--- WHAT IS BEING ASKED ---
Give an exact copy of every line, leaving images out.

-- BEGIN --

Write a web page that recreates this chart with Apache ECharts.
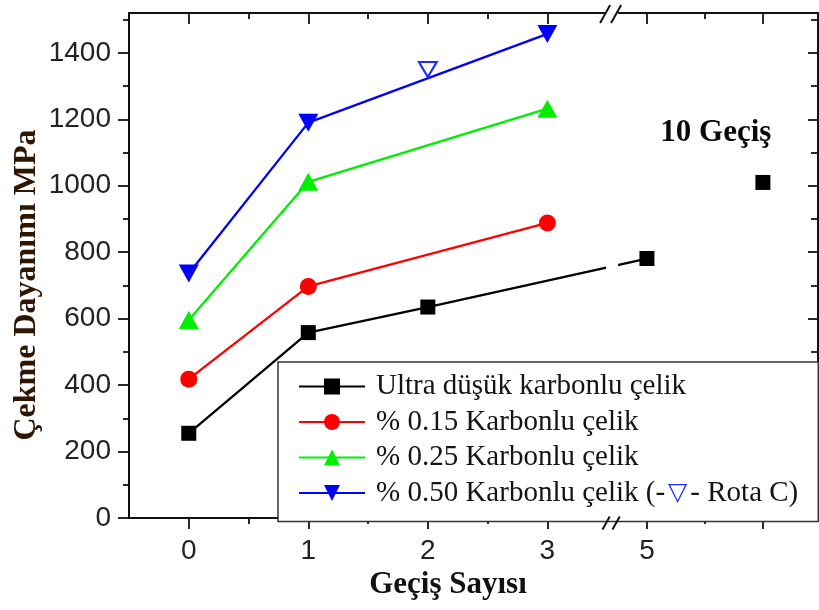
<!DOCTYPE html>
<html>
<head>
<meta charset="utf-8">
<script src="https://cdn.jsdelivr.net/npm/echarts@6/dist/echarts.min.js"></script>
<style>
  html, body { margin: 0; padding: 0; background: #fff; }
  #chart { width: 819px; height: 610px; }
</style>
</head>
<body>
<div id="chart"></div>
<script>
// Pass counts and where each one sits on the broken x axis
// (0–3 evenly spaced, then 5 and 10 after the axis break).
const passLabels = ['0', '1', '2', '3', '5', '10'];
const passSlot = [0, 1, 2, 3, 3.833, 4.803];
const minorSlots = [0.5, 1.5, 2.5, 4.318];
const breakSlot = 3.55;
const labelledPasses = ['0', '1', '2', '3', '5'];

// Tensile strength (MPa) per pass count; null = not measured.
const ultraLow = [255, 558, 635, null, 781, null];
const ultraLow10 = [null, null, null, null, null, 1010];
const carbon015 = [418, 697, null, 888, null, null];
const carbon025 = [596, 1012, null, 1232, null, null];
const carbon050 = [736, 1190, null, 1457, null, null];
const carbon050RotaC = [null, null, 1350, null, null, null];

const yMajorTicks = [0, 200, 400, 600, 800, 1000, 1200, 1400];
const yMinorTicks = [100, 300, 500, 700, 900, 1100, 1300, 1500];

const seriesNames = [
  'Ultra düşük karbonlu çelik',
  '% 0.15 Karbonlu çelik',
  '% 0.25 Karbonlu çelik',
  '% 0.50 Karbonlu çelik'
];

function toPoints(values) {
  const pts = [];
  values.forEach((v, i) => { if (v !== null) pts.push([passSlot[i], v]); });
  return pts;
}

function slotLabel(v) {
  const i = passSlot.findIndex(s => Math.abs(s - v) < 1e-6);
  return i >= 0 && labelledPasses.includes(passLabels[i]) ? passLabels[i] : '';
}

const X_MIN = -0.5, X_MAX = 5.264, Y_MIN = 0, Y_MAX = 1520;
const axisColor = '#111';
const tickStyle = { color: axisColor, width: 1.8 };

function xAxisDef(position, ticks, len, inside, withLine, withLabels) {
  return {
    type: 'value', position, min: X_MIN, max: X_MAX,
    splitLine: { show: false },
    axisLine: { show: withLine, onZero: false, lineStyle: { color: axisColor, width: 2 } },
    axisTick: { show: true, inside, length: len, customValues: ticks, lineStyle: tickStyle },
    axisLabel: withLabels ? {
      show: true, customValues: passSlot.slice(0, 5), formatter: slotLabel,
      fontFamily: 'Liberation Sans', fontSize: 28, color: '#222', margin: 19
    } : { show: false }
  };
}

function yAxisDef(position, ticks, len, inside, withLine, withLabels) {
  return {
    type: 'value', position, min: Y_MIN, max: Y_MAX,
    splitLine: { show: false },
    axisLine: { show: withLine, onZero: false, lineStyle: { color: axisColor, width: 2 } },
    axisTick: { show: true, inside, length: len, customValues: ticks, lineStyle: tickStyle },
    axisLabel: withLabels ? {
      show: true, customValues: yMajorTicks, formatter: v => String(v),
      fontFamily: 'Liberation Sans', fontSize: 28, color: '#222', margin: 18
    } : { show: false }
  };
}

const lineBase = (name, values, color, symbol, size, rotate) => ({
  name, type: 'line', data: toPoints(values), connectNulls: true,
  symbol, symbolSize: size, symbolRotate: rotate || 0,
  lineStyle: { color, width: 2.3 }, itemStyle: { color, opacity: 1 },
  z: 3
});

const chart = echarts.init(document.getElementById('chart'), null, { renderer: 'canvas' });

const option = {
  animation: false,
  backgroundColor: '#fff',
  grid: { left: 129, top: 13, right: 1, bottom: 92 },
  xAxis: [
    xAxisDef('bottom', passSlot, 11, false, true, true),
    xAxisDef('bottom', minorSlots, 6, false, false, false),
    xAxisDef('top', passSlot, 11, true, true, false),
    xAxisDef('top', minorSlots, 6, true, false, false)
  ],
  yAxis: [
    yAxisDef('left', yMajorTicks, 11, false, true, true),
    yAxisDef('left', yMinorTicks, 6, false, false, false),
    yAxisDef('right', yMajorTicks, 10, true, true, false),
    yAxisDef('right', yMinorTicks, 7, true, false, false)
  ],
  legend: {
    orient: 'vertical',
    left: 278, top: 362,
    data: seriesNames,
    itemWidth: 66, itemHeight: 20, itemGap: 6.5,
    padding: [10, 20, 14, 20],
    backgroundColor: '#fff',
    borderColor: '#333', borderWidth: 1.5, borderRadius: 0,
    selectedMode: false,
    textStyle: {
      fontFamily: 'Liberation Serif', fontSize: 29, color: '#141414',
      padding: [0, 0, 0, 6],
      rich: {
        tri: { fontFamily: 'DejaVu Sans', fontSize: 25, color: '#1f2bff', padding: [0, 3, 0, 3] }
      }
    },
    formatter: name => name === seriesNames[3] ? name + ' (-{tri|▽}- Rota C)' : name
  },
  series: [
    lineBase(seriesNames[0], ultraLow, '#000000', 'rect', 15),
    {
      name: '10 Geçiş', type: 'scatter', data: toPoints(ultraLow10),
      symbol: 'rect', symbolSize: 15, itemStyle: { color: '#000000', opacity: 1 }, z: 3,
      label: {
        show: true, formatter: '10 Geçiş', position: 'top', offset: [-47, -21],
        fontFamily: 'Liberation Serif', fontWeight: 'bold', fontSize: 31, color: '#0a0a0a'
      }
    },
    lineBase(seriesNames[1], carbon015, '#ff0000', 'circle', 17),
    lineBase(seriesNames[2], carbon025, '#00ee00', 'triangle', [20, 18]),
    lineBase(seriesNames[3], carbon050, '#0000ff', 'triangle', [20, 18], 180),
    {
      name: 'Rota C', type: 'scatter', data: toPoints(carbon050RotaC),
      symbol: 'emptyTriangle', symbolSize: [18, 15], symbolRotate: 180,
      itemStyle: { color: '#1f2bff', borderColor: '#1f2bff', borderWidth: 1.8, opacity: 1 }, z: 4
    }
  ]
};

chart.setOption(option);

// Axis break: white gap in the top axis and the black line, plus "//" marks.
function drawBreak() {
  const bx = chart.convertToPixel({ xAxisIndex: 0 }, breakSlot);
  const yTop = chart.convertToPixel({ yAxisIndex: 0 }, Y_MAX);
  const yBottom = chart.convertToPixel({ yAxisIndex: 0 }, Y_MIN);
  const yCut = chart.convertToPixel({ yAxisIndex: 0 }, 550);
  const slash = (x, yc, h) => ({
    type: 'line', z: 20,
    shape: { x1: x - h * 0.28, y1: yc + h / 2, x2: x + h * 0.28, y2: yc - h / 2 },
    style: { stroke: '#111', lineWidth: 2 }
  });
  chart.setOption({
    graphic: [
      { type: 'rect', z: 19, shape: { x: bx - 7, y: yTop - 3, width: 12, height: yCut - yTop + 3 }, style: { fill: '#fff' } },
      slash(bx - 8, yTop + 1, 18), slash(bx + 3, yTop + 1, 18),
      slash(bx - 7, yBottom + 5, 13), slash(bx + 3, yBottom + 5, 13),
      {
        type: 'text', z: 20, x: 27, y: 285, rotation: Math.PI / 2,
        style: {
          text: 'Çekme Dayanımı MPa', fontFamily: 'Liberation Serif', fontWeight: 'bold',
          fontSize: 32, fill: '#2e1603', align: 'center', verticalAlign: 'middle'
        }
      },
      {
        type: 'text', z: 20, x: 448, y: 585,
        style: {
          text: 'Geçiş Sayısı', fontFamily: 'Liberation Serif', fontWeight: 'bold',
          fontSize: 31, fill: '#111', align: 'center', verticalAlign: 'middle'
        }
      }
    ]
  });
}
drawBreak();
</script>
</body>
</html>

-- END --

--- RESPONSE FOR THIS EXERCISE ---
Write a web page that recreates this chart with Apache ECharts.
<!DOCTYPE html>
<html>
<head>
<meta charset="utf-8">
<script src="https://cdn.jsdelivr.net/npm/echarts@6/dist/echarts.min.js"></script>
<style>
  html, body { margin: 0; padding: 0; background: #fff; }
  #chart { width: 819px; height: 610px; }
</style>
</head>
<body>
<div id="chart"></div>
<script>
// Pass counts and where each one sits on the broken x axis
// (0–3 evenly spaced, then 5 and 10 after the axis break).
const passLabels = ['0', '1', '2', '3', '5', '10'];
const passSlot = [0, 1, 2, 3, 3.833, 4.803];
const minorSlots = [0.5, 1.5, 2.5, 4.318];
const breakSlot = 3.55;
const labelledPasses = ['0', '1', '2', '3', '5'];

// Tensile strength (MPa) per pass count; null = not measured.
const ultraLow = [255, 558, 635, null, 781, null];
const ultraLow10 = [null, null, null, null, null, 1010];
const carbon015 = [418, 697, null, 888, null, null];
const carbon025 = [596, 1012, null, 1232, null, null];
const carbon050 = [736, 1190, null, 1457, null, null];
const carbon050RotaC = [null, null, 1350, null, null, null];

const yMajorTicks = [0, 200, 400, 600, 800, 1000, 1200, 1400];
const yMinorTicks = [100, 300, 500, 700, 900, 1100, 1300, 1500];

const seriesNames = [
  'Ultra düşük karbonlu çelik',
  '% 0.15 Karbonlu çelik',
  '% 0.25 Karbonlu çelik',
  '% 0.50 Karbonlu çelik'
];

function toPoints(values) {
  const pts = [];
  values.forEach((v, i) => { if (v !== null) pts.push([passSlot[i], v]); });
  return pts;
}

function slotLabel(v) {
  const i = passSlot.findIndex(s => Math.abs(s - v) < 1e-6);
  return i >= 0 && labelledPasses.includes(passLabels[i]) ? passLabels[i] : '';
}

const X_MIN = -0.5, X_MAX = 5.264, Y_MIN = 0, Y_MAX = 1520;
const axisColor = '#111';
const tickStyle = { color: axisColor, width: 1.8 };

function xAxisDef(position, ticks, len, inside, withLine, withLabels) {
  return {
    type: 'value', position, min: X_MIN, max: X_MAX,
    splitLine: { show: false },
    axisLine: { show: withLine, onZero: false, lineStyle: { color: axisColor, width: 2 } },
    axisTick: { show: true, inside, length: len, customValues: ticks, lineStyle: tickStyle },
    axisLabel: withLabels ? {
      show: true, customValues: passSlot.slice(0, 5), formatter: slotLabel,
      fontFamily: 'Liberation Sans', fontSize: 28, color: '#222', margin: 19
    } : { show: false }
  };
}

function yAxisDef(position, ticks, len, inside, withLine, withLabels) {
  return {
    type: 'value', position, min: Y_MIN, max: Y_MAX,
    splitLine: { show: false },
    axisLine: { show: withLine, onZero: false, lineStyle: { color: axisColor, width: 2 } },
    axisTick: { show: true, inside, length: len, customValues: ticks, lineStyle: tickStyle },
    axisLabel: withLabels ? {
      show: true, customValues: yMajorTicks, formatter: v => String(v),
      fontFamily: 'Liberation Sans', fontSize: 28, color: '#222', margin: 18
    } : { show: false }
  };
}

const lineBase = (name, values, color, symbol, size, rotate) => ({
  name, type: 'line', data: toPoints(values), connectNulls: true,
  symbol, symbolSize: size, symbolRotate: rotate || 0,
  lineStyle: { color, width: 2.3 }, itemStyle: { color, opacity: 1 },
  z: 3
});

const chart = echarts.init(document.getElementById('chart'), null, { renderer: 'canvas' });

const option = {
  animation: false,
  backgroundColor: '#fff',
  grid: { left: 129, top: 13, right: 1, bottom: 92 },
  xAxis: [
    xAxisDef('bottom', passSlot, 11, false, true, true),
    xAxisDef('bottom', minorSlots, 6, false, false, false),
    xAxisDef('top', passSlot, 11, true, true, false),
    xAxisDef('top', minorSlots, 6, true, false, false)
  ],
  yAxis: [
    yAxisDef('left', yMajorTicks, 11, false, true, true),
    yAxisDef('left', yMinorTicks, 6, false, false, false),
    yAxisDef('right', yMajorTicks, 10, true, true, false),
    yAxisDef('right', yMinorTicks, 7, true, false, false)
  ],
  legend: {
    orient: 'vertical',
    left: 278, top: 362,
    data: seriesNames,
    itemWidth: 66, itemHeight: 20, itemGap: 6.5,
    padding: [10, 20, 14, 20],
    backgroundColor: '#fff',
    borderColor: '#333', borderWidth: 1.5, borderRadius: 0,
    selectedMode: false,
    textStyle: {
      fontFamily: 'Liberation Serif', fontSize: 29, color: '#141414',
      padding: [0, 0, 0, 6],
      rich: {
        tri: { fontFamily: 'DejaVu Sans', fontSize: 25, color: '#1f2bff', padding: [0, 3, 0, 3] }
      }
    },
    formatter: name => name === seriesNames[3] ? name + ' (-{tri|▽}- Rota C)' : name
  },
  series: [
    lineBase(seriesNames[0], ultraLow, '#000000', 'rect', 15),
    {
      name: '10 Geçiş', type: 'scatter', data: toPoints(ultraLow10),
      symbol: 'rect', symbolSize: 15, itemStyle: { color: '#000000', opacity: 1 }, z: 3,
      label: {
        show: true, formatter: '10 Geçiş', position: 'top', offset: [-47, -21],
        fontFamily: 'Liberation Serif', fontWeight: 'bold', fontSize: 31, color: '#0a0a0a'
      }
    },
    lineBase(seriesNames[1], carbon015, '#ff0000', 'circle', 17),
    lineBase(seriesNames[2], carbon025, '#00ee00', 'triangle', [20, 18]),
    lineBase(seriesNames[3], carbon050, '#0000ff', 'triangle', [20, 18], 180),
    {
      name: 'Rota C', type: 'scatter', data: toPoints(carbon050RotaC),
      symbol: 'emptyTriangle', symbolSize: [18, 15], symbolRotate: 180,
      itemStyle: { color: '#1f2bff', borderColor: '#1f2bff', borderWidth: 1.8, opacity: 1 }, z: 4
    }
  ]
};

chart.setOption(option);

// Axis break: white gap in the top axis and the black line, plus "//" marks.
function drawBreak() {
  const bx = chart.convertToPixel({ xAxisIndex: 0 }, breakSlot);
  const yTop = chart.convertToPixel({ yAxisIndex: 0 }, Y_MAX);
  const yBottom = chart.convertToPixel({ yAxisIndex: 0 }, Y_MIN);
  const yCut = chart.convertToPixel({ yAxisIndex: 0 }, 550);
  const slash = (x, yc, h) => ({
    type: 'line', z: 20,
    shape: { x1: x - h * 0.28, y1: yc + h / 2, x2: x + h * 0.28, y2: yc - h / 2 },
    style: { stroke: '#111', lineWidth: 2 }
  });
  chart.setOption({
    graphic: [
      { type: 'rect', z: 19, shape: { x: bx - 7, y: yTop - 3, width: 12, height: yCut - yTop + 3 }, style: { fill: '#fff' } },
      slash(bx - 8, yTop + 1, 18), slash(bx + 3, yTop + 1, 18),
      slash(bx - 7, yBottom + 5, 13), slash(bx + 3, yBottom + 5, 13),
      {
        type: 'text', z: 20, x: 27, y: 285, rotation: Math.PI / 2,
        style: {
          text: 'Çekme Dayanımı MPa', fontFamily: 'Liberation Serif', fontWeight: 'bold',
          fontSize: 32, fill: '#2e1603', align: 'center', verticalAlign: 'middle'
        }
      },
      {
        type: 'text', z: 20, x: 448, y: 585,
        style: {
          text: 'Geçiş Sayısı', fontFamily: 'Liberation Serif', fontWeight: 'bold',
          fontSize: 31, fill: '#111', align: 'center', verticalAlign: 'middle'
        }
      }
    ]
  });
}
drawBreak();
</script>
</body>
</html>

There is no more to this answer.